The second mistake I made was far worse. Somehow, in the midst of holding the bar high for academic and behavior expectations, I completely lost myself. The joy that I once had for teaching somehow disappeared. I gave consequences like a madwoman, and I barely ever smiled. I was miserable every day that I woke up and got ready for work, miserable while I was there, and once I left, all I could think about was how much I hated the person I had become. Where was the fun? Where was the kind and understanding teacher I had been for the last three years?

This cycle continued on for a few months, until one day, I reached my breaking point. Tears flowed from my eyes as I exited the school building. Never before had I thought about leaving a job mid-year, but I didn’t know how I could continue on the path I was on. Luckily, this happened just a few days before Winter break, so I had the chance to head back to my parents’ house and reflect on my year up to that point.

It was over the course of that week that I came to an important decision – the decision to stop pretending to be someone I was not, and start to find the joy in teaching again. It took some time, but, eventually, I started to feel like my old self again.

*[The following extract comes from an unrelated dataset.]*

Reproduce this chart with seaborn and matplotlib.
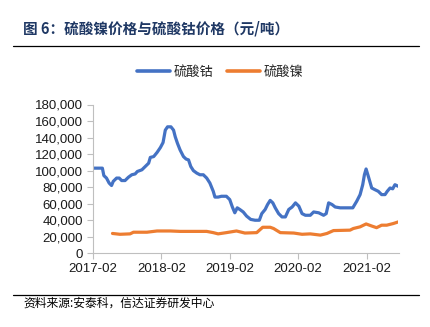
import matplotlib
matplotlib.use("Agg")
import matplotlib.pyplot as plt
import matplotlib.dates as mdates
import matplotlib.ticker as mticker
from matplotlib.lines import Line2D
import pandas as pd
import seaborn as sns

# ---- data ----
cobalt_dates = [
    "2017-02-01", "2017-03-23", "2017-03-31", "2017-04-14", "2017-04-28", "2017-05-11",
    "2017-05-20", "2017-06-07", "2017-06-21", "2017-07-04", "2017-07-22", "2017-08-09",
    "2017-08-27", "2017-09-14", "2017-09-26", "2017-10-20", "2017-11-07", "2017-11-25",
    "2017-12-04", "2017-12-22", "2018-01-09", "2018-01-27", "2018-02-10", "2018-02-22",
    "2018-03-06", "2018-03-24", "2018-04-07", "2018-04-16", "2018-04-28", "2018-05-12",
    "2018-05-30", "2018-06-13", "2018-06-26", "2018-07-08", "2018-07-22", "2018-08-09",
    "2018-08-26", "2018-09-13", "2018-10-01", "2018-10-18", "2018-11-05", "2018-11-14",
    "2018-12-01", "2018-12-19", "2019-01-14", "2019-02-01", "2019-02-15", "2019-02-28",
    "2019-03-13", "2019-03-27", "2019-04-14", "2019-05-02", "2019-05-24", "2019-06-16",
    "2019-07-09", "2019-07-22", "2019-08-09", "2019-08-22", "2019-09-05", "2019-09-19",
    "2019-10-02", "2019-10-20", "2019-11-07", "2019-11-25", "2019-12-13", "2019-12-31",
    "2020-01-18", "2020-02-05", "2020-02-22", "2020-03-11", "2020-04-06", "2020-04-24",
    "2020-05-21", "2020-06-16", "2020-06-30", "2020-07-13", "2020-07-31", "2020-08-17",
    "2020-09-13", "2020-10-18", "2020-11-19", "2020-12-10", "2020-12-28", "2021-01-11",
    "2021-01-20", "2021-01-29", "2021-02-10", "2021-02-28", "2021-03-17", "2021-04-04",
    "2021-04-22", "2021-05-10", "2021-05-22", "2021-06-06", "2021-06-20", "2021-07-02",
    "2021-07-20",
]
cobalt_values = [
    103000, 103000, 94000, 91000, 85000, 82000,
    87000, 91000, 91000, 88000, 88000, 92000,
    95000, 96000, 99000, 101000, 105000, 109000,
    116000, 117000, 122000, 128000, 134000, 149000,
    153000, 153000, 149000, 141000, 133000, 125000,
    117000, 114000, 113000, 105000, 100000, 97000,
    95000, 95000, 91000, 85000, 75000, 68000,
    68000, 69000, 69000, 65000, 56000, 49000,
    55000, 53000, 50000, 45000, 41000, 40000,
    40000, 48000, 53000, 59000, 64000, 61000,
    55000, 48000, 44000, 44000, 53000, 56000,
    61000, 57000, 48000, 46000, 46000, 50000,
    49000, 46000, 48000, 61000, 59000, 56000,
    55000, 55000, 55000, 63000, 71000, 83000,
    95000, 102000, 93000, 79000, 77000, 75000,
    71000, 71000, 75000, 79000, 78000, 83000,
    81000,
]
nickel_dates = [
    "2017-05-16", "2017-06-25", "2017-08-18", "2017-09-05", "2017-11-16", "2018-01-09",
    "2018-03-21", "2018-05-12", "2018-10-01", "2018-11-05", "2018-12-01", "2019-01-14",
    "2019-03-09", "2019-04-23", "2019-06-25", "2019-07-27", "2019-09-05", "2019-09-23",
    "2019-10-29", "2020-01-09", "2020-02-22", "2020-04-06", "2020-05-30", "2020-07-04",
    "2020-08-08", "2020-11-04", "2020-11-22", "2020-12-28", "2021-01-29", "2021-02-28",
    "2021-03-26", "2021-04-22", "2021-05-19", "2021-06-23", "2021-07-20",
]
nickel_values = [
    24000, 23000, 23500, 25500, 25500, 27000,
    27000, 26500, 26500, 25000, 23500, 25000,
    27000, 24500, 25000, 31500, 31500, 30000,
    25000, 24500, 23000, 23500, 22000, 24000,
    27500, 28000, 30000, 32000, 35500, 33000,
    31000, 34000, 34000, 36000, 38000,
]
series_names = ["硫酸钴", "硫酸镍"]
series_colors = ["#4472C4", "#ED7D31"]
x_ticks = ["2017-02-01", "2018-02-01", "2019-02-01", "2020-02-01", "2021-02-01"]
y_ticks = [0, 20000, 40000, 60000, 80000, 100000, 120000, 140000, 160000, 180000]

title_text = "图 6：硫酸镍价格与硫酸钴价格（元/吨）"
source_text = "资料来源:安泰科，信达证券研发中心"

df = pd.concat([
    pd.DataFrame({"date": pd.to_datetime(cobalt_dates), "price": cobalt_values, "series": series_names[0]}),
    pd.DataFrame({"date": pd.to_datetime(nickel_dates), "price": nickel_values, "series": series_names[1]}),
], ignore_index=True)

sns.set_theme(style="white")
plt.rcParams["font.family"] = ["Liberation Sans", "Noto Sans CJK SC", "DejaVu Sans"]

fig = plt.figure(figsize=(4.30, 3.27), dpi=100)
ax = fig.add_axes([93 / 430, 1 - 253.3 / 327, (398.5 - 93) / 430, (253.3 - 104.5) / 327])

sns.lineplot(data=df, x="date", y="price", hue="series", hue_order=series_names,
             palette=series_colors, linewidth=2.3, ax=ax, legend=False, estimator=None)

ax.set_xlim(pd.Timestamp("2017-02-01"), pd.Timestamp("2021-07-21"))
ax.set_ylim(0, 180000)
ax.set_xticks(pd.to_datetime(x_ticks))
ax.xaxis.set_major_formatter(mdates.DateFormatter("%Y-%m"))
ax.set_yticks(y_ticks)
ax.yaxis.set_major_formatter(mticker.FuncFormatter(lambda v, p: f"{int(v):,}"))
ax.set_xlabel("")
ax.set_ylabel("")
for s in ["top", "right"]:
    ax.spines[s].set_visible(False)
for s in ["left", "bottom"]:
    ax.spines[s].set_color("#BFBFBF")
    ax.spines[s].set_linewidth(0.8)
ax.tick_params(axis="both", which="major", length=4, width=0.8, color="#BFBFBF",
               labelsize=9.5, labelcolor="#1a1a1a", pad=3, direction="out")
ax.tick_params(axis="x", bottom=True)
ax.tick_params(axis="y", left=True)
ax.grid(False)

handles = [Line2D([0], [0], color=c, lw=2.6) for c in series_colors]
fig.legend(handles, series_names, loc="center", bbox_to_anchor=(0.512, 0.78), ncol=2,
           frameon=False, handlelength=2.5, handletextpad=0.25, columnspacing=1.1,
           prop={"family": ["Noto Sans CJK SC"], "size": 9.5})

# title and rules
fig.text(23 / 430, 1 - 28 / 327, title_text, fontsize=10.5, fontweight="bold", color="#1F3864",
         va="center", ha="left", family=["Noto Sans CJK SC", "DejaVu Sans"])
fig.add_artist(Line2D([13 / 430, 419 / 430], [1 - 46 / 327, 1 - 46 / 327], color="black", lw=0.9))
fig.add_artist(Line2D([13 / 430, 419 / 430], [1 - 295 / 327, 1 - 295 / 327], color="black", lw=0.9))
fig.text(23 / 430, 1 - 303 / 327, source_text, fontsize=8.5, color="black",
         va="center", ha="left", family=["Noto Sans CJK SC", "DejaVu Sans"])

fig.savefig("out.png", dpi=100)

I started to spend more time bonding with students inside the classroom by providing space for them to share their thoughts and feelings about the literature we were reading – something I should have been doing all along. I also committed myself to having lunch with kids, playing basketball with them after school, and asking them questions about their lives. And, as a result, I, and the kids, were so much happier to be in my classroom.

The latter was shown directly in the survey data I received in May. To the comment of: “My teacher cares about me,” my student responses landed me at a 4.5 out of a 5 point scale, up significantly from the beginning of the year. Being myself had worked. So, whether you’ve moved to a new job, new field, new city, or even made a new friend recently, don’t forget to be yourself. People will love you for it!